Commercial construction: Construction on five new commercial buildings is getting underway in Lowry Town Center District. Hibernia Holdings has broken ground on Promenade Place, a three-building medical condominium complex.
Developer Seth Taylor is breaking ground on Lowry Professional Building, a 14,000-square-foot office condo that is 58 percent presold to medical-office firms.
Stanisz Development will break ground this summer on a 22,454-square-foot retail and office building.
Meanwhile, Steam Plant Partners recently broke ground on two live/work units as part of the Steam Plant Row Homes in the Lowry Town Center District. Each unit is about 500 square feet of commercial space with a separate storefront entry and a 2,700- to 2,800- square-foot custom residential home above it.
Well trained: The University of Colorado Hospital will open a clinical training center at Bioscience East, a 25,000-square-foot building at Fitzsimons. The center is expected to open in August.
The Work, Education and Lifelong Learning Simulation Center, also known as the WELLS Center, will feature patient-simulation resources, including computer-driven mannequins that mimic patient reactions.
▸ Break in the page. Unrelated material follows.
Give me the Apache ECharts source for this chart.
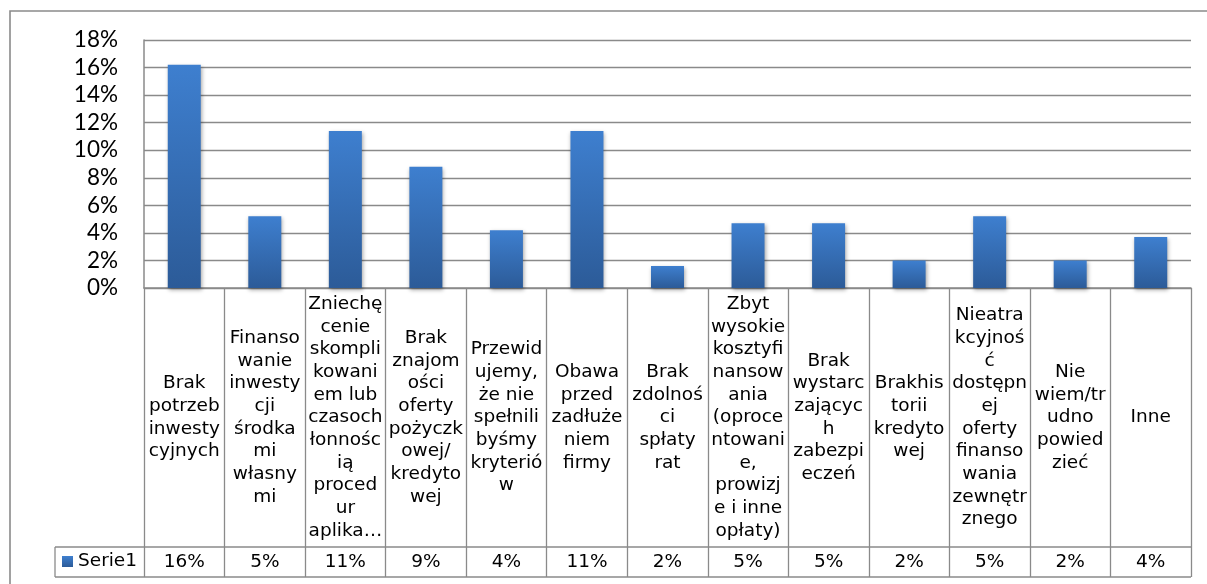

It also will have the Visible Human Dissector, an interactive computer program for virtual anatomy and dissection developed by the University of Colorado Health Sciences Simulation Center.
Industrial strength: Denver-based Dividend Capital Trust Inc. has paid $496.4 million for 79 bulk-distribution, light-industrial and service-center buildings in eight markets.
The company bought the buildings, which total 7.9 million square feet, from a joint venture between TIAA-CREF and RREEF. The buildings are in Atlanta; Baltimore; Charlotte, N.C.; Cincinnati; Dallas; Miami; Orlando, Fla.; and San Francisco. Dividend Capital is a real-estate investment management firm.
Speculative building: Etkin Johnson Group will break ground this month on a speculative industrial flex building at the Colorado Tech Center in Louisville.
The 109,068-square-foot building will be the fourth in the park for the Denver company. The other buildings, totaling 250,000 square feet, are full.
“The market seems to be recovering,” said Jim Vasbinder, vice president of development. “We have a number of buildings and quite a bit of property in that (U.S.) 36 corridor.”